Below are some records; quote exactly the lines from the one that contains "Rebuild this chart" through the one that contains "129400, 165200, 200000]", inclusive, and no others.

__MATERIAL FOR THIS EXERCISE__:
▶

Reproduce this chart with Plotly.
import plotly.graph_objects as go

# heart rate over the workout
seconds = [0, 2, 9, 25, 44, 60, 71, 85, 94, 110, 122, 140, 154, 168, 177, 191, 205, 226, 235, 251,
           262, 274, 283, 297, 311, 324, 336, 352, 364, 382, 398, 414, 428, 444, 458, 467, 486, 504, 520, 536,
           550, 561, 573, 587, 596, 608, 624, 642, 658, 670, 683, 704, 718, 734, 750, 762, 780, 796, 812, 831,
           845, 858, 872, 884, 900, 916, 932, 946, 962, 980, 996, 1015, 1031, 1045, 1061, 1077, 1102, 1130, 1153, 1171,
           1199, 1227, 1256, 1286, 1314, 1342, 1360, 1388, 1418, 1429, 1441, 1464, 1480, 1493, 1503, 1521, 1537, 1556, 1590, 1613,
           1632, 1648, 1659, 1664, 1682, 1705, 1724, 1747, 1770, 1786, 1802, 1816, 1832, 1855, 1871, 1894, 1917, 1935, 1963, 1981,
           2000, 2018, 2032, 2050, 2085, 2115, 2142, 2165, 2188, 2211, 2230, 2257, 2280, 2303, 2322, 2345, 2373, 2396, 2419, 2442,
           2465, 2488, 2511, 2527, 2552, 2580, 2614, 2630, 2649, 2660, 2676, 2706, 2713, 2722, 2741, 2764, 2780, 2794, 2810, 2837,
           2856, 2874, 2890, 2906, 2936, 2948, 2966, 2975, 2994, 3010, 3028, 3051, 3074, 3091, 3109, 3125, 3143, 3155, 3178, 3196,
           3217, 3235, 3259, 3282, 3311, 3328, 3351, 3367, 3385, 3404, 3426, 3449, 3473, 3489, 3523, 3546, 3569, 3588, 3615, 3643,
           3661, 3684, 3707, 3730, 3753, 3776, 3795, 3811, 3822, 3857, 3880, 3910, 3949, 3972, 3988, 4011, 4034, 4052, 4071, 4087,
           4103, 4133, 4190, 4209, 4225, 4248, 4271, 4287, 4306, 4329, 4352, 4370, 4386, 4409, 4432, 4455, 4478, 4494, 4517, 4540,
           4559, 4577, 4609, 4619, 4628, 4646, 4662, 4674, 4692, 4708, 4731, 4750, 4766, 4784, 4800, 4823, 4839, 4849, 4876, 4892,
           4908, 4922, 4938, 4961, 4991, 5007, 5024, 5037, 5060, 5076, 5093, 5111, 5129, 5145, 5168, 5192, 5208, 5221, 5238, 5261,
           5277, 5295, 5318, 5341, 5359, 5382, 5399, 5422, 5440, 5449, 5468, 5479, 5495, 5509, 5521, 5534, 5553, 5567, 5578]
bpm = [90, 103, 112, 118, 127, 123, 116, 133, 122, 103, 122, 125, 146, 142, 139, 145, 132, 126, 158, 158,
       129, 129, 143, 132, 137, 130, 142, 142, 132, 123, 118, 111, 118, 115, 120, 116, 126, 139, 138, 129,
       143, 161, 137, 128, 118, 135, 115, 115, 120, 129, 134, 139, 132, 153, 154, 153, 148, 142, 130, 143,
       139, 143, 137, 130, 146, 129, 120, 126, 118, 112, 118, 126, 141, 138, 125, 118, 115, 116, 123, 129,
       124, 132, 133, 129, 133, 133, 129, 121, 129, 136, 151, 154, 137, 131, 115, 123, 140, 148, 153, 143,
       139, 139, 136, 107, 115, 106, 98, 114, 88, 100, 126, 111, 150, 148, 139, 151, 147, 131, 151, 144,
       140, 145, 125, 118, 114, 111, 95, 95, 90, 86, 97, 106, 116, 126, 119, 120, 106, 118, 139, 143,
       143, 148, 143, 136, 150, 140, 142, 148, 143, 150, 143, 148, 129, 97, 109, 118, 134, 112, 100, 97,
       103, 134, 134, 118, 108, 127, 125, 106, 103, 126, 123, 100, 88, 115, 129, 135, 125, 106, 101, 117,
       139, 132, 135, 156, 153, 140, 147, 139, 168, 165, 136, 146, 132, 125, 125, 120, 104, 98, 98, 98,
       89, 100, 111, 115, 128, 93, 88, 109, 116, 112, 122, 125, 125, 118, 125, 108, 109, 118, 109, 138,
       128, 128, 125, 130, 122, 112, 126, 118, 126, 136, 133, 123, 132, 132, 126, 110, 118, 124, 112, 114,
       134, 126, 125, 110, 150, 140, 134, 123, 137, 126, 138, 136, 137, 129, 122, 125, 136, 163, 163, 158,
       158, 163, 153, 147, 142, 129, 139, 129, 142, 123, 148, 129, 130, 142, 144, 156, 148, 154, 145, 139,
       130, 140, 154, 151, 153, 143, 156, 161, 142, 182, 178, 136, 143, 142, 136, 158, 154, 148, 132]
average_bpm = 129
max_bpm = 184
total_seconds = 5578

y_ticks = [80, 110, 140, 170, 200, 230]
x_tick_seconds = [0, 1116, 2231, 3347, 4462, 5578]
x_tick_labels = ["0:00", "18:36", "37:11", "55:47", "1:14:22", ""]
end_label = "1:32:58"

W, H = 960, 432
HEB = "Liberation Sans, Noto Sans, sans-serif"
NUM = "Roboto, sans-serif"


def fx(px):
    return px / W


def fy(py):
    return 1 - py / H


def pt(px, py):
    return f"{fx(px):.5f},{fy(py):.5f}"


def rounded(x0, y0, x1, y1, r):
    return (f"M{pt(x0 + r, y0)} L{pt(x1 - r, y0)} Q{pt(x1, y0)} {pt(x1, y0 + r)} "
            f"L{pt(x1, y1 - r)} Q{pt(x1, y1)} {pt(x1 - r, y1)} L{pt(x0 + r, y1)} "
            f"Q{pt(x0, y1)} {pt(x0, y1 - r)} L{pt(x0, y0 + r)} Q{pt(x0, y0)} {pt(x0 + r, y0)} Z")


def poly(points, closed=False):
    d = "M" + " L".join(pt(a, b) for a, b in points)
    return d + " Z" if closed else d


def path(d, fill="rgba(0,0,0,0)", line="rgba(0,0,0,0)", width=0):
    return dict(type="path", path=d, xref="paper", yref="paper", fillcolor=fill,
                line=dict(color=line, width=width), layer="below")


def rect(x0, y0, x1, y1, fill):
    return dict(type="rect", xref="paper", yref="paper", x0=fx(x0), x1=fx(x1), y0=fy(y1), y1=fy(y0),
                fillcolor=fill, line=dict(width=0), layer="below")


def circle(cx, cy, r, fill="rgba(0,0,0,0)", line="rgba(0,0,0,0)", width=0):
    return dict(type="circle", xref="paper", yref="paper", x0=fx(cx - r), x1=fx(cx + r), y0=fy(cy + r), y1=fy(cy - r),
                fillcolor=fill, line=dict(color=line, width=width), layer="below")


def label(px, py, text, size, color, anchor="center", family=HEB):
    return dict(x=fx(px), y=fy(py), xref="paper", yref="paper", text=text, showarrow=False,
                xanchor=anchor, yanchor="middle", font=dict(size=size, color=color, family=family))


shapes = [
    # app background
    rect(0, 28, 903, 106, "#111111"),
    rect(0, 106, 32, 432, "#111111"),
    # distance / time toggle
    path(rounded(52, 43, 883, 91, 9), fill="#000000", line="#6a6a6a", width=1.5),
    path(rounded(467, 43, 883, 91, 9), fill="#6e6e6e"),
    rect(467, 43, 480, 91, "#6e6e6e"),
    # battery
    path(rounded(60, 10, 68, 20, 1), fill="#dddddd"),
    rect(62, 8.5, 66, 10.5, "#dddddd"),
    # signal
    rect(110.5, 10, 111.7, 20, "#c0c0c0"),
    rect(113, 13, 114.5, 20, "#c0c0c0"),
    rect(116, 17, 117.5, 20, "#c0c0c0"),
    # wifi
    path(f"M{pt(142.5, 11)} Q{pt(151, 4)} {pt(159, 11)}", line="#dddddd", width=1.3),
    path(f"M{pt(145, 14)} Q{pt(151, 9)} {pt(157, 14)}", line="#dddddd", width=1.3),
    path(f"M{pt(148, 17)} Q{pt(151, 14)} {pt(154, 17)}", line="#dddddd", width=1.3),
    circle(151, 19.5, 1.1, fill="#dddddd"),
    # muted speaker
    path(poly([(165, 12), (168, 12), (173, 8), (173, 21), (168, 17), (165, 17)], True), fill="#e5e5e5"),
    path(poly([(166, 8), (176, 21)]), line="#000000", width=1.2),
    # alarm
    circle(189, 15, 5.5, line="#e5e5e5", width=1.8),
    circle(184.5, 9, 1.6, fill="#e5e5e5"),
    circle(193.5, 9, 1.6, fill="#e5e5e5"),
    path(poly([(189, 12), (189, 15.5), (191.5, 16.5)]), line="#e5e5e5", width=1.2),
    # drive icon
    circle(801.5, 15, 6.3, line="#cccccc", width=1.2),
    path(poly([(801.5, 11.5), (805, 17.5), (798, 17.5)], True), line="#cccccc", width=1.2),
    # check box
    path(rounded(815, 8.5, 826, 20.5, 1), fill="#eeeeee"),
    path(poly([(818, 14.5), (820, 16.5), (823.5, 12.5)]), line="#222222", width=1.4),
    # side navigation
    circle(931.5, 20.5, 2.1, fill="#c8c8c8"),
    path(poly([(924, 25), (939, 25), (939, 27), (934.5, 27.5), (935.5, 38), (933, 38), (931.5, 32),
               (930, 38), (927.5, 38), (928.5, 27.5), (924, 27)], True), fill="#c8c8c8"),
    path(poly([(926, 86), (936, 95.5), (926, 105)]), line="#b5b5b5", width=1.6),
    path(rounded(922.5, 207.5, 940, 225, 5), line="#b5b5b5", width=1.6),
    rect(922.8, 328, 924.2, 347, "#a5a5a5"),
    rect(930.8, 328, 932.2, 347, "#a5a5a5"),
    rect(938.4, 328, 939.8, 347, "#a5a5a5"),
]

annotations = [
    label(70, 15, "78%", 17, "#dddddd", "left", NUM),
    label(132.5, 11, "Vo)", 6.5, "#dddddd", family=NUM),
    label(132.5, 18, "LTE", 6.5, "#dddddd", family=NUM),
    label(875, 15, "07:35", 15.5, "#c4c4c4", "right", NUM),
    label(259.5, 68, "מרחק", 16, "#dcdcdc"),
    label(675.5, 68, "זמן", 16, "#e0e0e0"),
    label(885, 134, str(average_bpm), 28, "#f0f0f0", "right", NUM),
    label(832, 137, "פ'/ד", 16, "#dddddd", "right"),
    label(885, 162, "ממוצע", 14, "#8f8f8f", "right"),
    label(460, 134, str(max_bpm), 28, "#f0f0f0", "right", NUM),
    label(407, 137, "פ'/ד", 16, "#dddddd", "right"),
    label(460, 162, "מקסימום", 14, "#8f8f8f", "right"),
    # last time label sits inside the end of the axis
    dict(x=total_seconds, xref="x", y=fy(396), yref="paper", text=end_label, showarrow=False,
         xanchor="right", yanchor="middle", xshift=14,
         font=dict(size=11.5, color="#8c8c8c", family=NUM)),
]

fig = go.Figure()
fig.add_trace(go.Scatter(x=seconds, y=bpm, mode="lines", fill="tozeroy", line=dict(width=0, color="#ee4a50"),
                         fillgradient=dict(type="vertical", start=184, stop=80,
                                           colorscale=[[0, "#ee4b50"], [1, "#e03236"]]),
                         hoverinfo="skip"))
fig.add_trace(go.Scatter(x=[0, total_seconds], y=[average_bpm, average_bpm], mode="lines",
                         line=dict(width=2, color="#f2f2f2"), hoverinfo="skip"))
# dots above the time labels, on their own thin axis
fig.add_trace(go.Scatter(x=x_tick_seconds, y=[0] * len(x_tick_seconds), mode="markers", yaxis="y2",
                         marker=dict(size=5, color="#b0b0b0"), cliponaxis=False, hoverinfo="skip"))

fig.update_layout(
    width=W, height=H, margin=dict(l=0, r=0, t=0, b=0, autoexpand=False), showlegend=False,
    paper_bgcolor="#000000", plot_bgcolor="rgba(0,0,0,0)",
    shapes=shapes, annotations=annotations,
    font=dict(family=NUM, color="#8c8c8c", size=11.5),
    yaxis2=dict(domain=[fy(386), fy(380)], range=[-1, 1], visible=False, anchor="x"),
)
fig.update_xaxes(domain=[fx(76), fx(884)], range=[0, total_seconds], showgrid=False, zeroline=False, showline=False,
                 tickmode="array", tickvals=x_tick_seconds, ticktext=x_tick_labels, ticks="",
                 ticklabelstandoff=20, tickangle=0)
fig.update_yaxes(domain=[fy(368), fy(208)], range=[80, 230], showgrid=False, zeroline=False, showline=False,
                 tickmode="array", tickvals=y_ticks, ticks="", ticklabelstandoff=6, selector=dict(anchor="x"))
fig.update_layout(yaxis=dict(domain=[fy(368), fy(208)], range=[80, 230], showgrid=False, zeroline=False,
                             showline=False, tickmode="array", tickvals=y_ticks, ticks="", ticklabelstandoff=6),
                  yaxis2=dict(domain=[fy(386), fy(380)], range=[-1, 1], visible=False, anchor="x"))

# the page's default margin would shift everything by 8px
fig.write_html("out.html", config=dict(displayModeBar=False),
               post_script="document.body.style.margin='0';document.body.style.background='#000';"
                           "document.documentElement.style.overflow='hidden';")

◀
▶

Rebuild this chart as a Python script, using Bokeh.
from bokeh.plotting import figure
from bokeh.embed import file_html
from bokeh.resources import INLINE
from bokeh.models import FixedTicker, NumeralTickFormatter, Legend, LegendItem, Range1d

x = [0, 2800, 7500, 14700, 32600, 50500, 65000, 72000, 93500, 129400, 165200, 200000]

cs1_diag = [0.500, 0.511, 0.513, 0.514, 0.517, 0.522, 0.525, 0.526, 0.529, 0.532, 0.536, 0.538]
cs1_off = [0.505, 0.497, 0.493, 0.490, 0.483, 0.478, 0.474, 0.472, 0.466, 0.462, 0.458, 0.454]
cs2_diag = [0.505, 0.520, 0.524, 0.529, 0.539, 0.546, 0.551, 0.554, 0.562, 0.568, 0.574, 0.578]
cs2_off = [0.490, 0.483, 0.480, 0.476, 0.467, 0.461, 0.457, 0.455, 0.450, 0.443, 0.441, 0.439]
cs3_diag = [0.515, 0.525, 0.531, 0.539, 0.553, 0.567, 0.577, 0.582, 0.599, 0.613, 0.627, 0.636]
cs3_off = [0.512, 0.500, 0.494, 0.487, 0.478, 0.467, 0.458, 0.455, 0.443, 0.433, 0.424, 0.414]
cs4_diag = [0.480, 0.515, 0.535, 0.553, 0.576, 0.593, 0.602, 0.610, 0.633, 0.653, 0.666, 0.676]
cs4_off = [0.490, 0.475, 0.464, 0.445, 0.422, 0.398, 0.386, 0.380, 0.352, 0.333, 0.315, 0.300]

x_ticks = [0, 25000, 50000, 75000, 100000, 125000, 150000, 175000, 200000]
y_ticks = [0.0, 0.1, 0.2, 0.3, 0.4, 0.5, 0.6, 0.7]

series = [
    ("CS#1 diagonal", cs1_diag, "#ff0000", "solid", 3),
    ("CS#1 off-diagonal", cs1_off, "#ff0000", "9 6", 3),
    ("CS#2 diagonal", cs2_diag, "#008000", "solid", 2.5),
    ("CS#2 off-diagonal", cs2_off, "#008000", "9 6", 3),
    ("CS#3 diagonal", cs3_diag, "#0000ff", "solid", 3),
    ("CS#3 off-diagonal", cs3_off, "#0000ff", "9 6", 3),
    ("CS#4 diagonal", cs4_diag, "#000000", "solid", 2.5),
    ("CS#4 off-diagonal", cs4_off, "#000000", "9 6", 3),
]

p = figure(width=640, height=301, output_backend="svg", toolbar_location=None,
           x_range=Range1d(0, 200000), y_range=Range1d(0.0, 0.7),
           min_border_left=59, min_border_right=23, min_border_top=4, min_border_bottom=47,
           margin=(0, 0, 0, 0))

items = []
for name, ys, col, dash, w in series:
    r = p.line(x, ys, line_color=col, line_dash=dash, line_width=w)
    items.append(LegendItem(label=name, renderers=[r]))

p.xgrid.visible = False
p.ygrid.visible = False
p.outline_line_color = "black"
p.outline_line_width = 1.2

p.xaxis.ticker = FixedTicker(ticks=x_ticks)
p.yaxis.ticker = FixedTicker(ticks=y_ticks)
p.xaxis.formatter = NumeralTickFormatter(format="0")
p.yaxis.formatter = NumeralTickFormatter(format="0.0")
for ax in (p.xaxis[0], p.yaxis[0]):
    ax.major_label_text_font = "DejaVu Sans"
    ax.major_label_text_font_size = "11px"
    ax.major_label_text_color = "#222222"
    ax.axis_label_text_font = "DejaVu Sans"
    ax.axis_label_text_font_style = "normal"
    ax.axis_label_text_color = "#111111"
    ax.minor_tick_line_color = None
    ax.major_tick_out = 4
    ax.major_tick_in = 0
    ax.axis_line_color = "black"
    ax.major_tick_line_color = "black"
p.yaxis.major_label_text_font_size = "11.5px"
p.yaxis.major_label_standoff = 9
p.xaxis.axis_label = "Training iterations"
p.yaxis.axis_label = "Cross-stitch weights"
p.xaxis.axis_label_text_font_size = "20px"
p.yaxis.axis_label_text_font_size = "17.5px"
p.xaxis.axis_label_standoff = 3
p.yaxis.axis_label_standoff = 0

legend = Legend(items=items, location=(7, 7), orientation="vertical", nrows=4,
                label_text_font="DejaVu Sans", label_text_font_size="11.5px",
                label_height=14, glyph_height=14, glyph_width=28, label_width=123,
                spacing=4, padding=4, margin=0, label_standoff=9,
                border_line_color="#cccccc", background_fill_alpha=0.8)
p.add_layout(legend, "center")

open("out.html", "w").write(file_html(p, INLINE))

◀
▶

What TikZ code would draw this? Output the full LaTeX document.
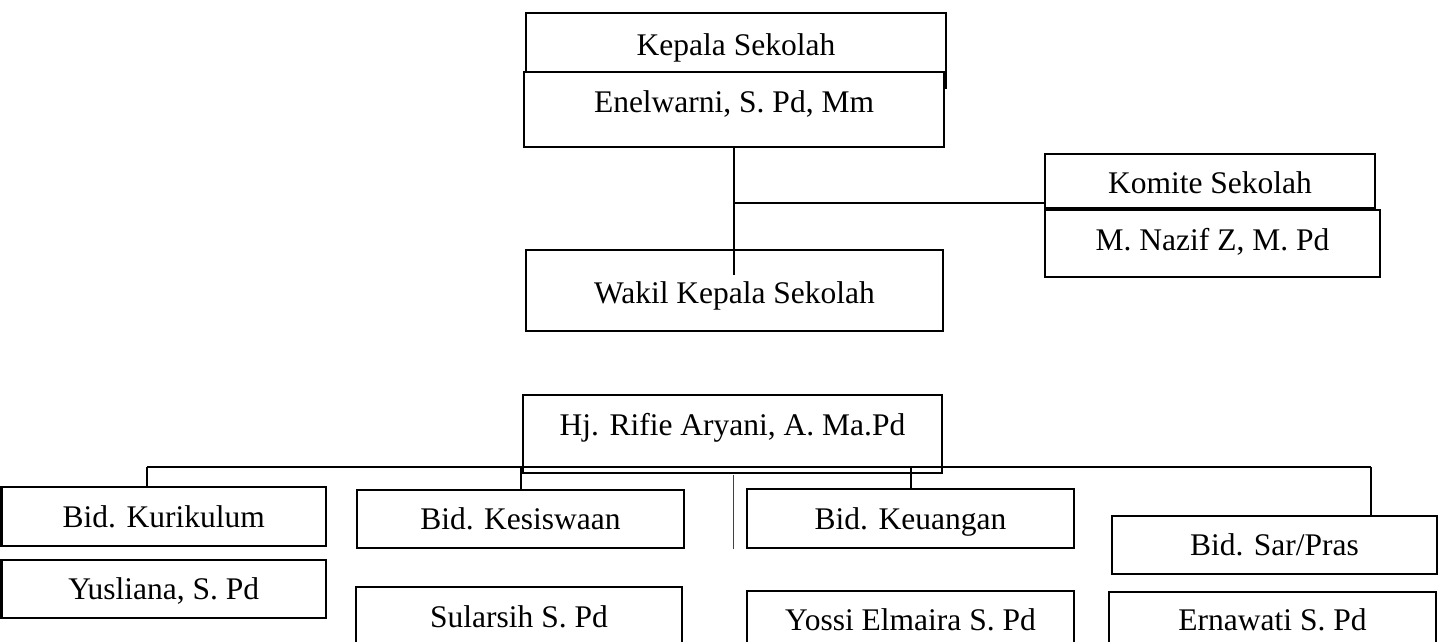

◀

__RESULT OF THE TASK__:
Rebuild this chart as a Python script, using Bokeh.
from bokeh.plotting import figure
from bokeh.embed import file_html
from bokeh.resources import INLINE
from bokeh.models import FixedTicker, NumeralTickFormatter, Legend, LegendItem, Range1d

x = [0, 2800, 7500, 14700, 32600, 50500, 65000, 72000, 93500, 129400, 165200, 200000]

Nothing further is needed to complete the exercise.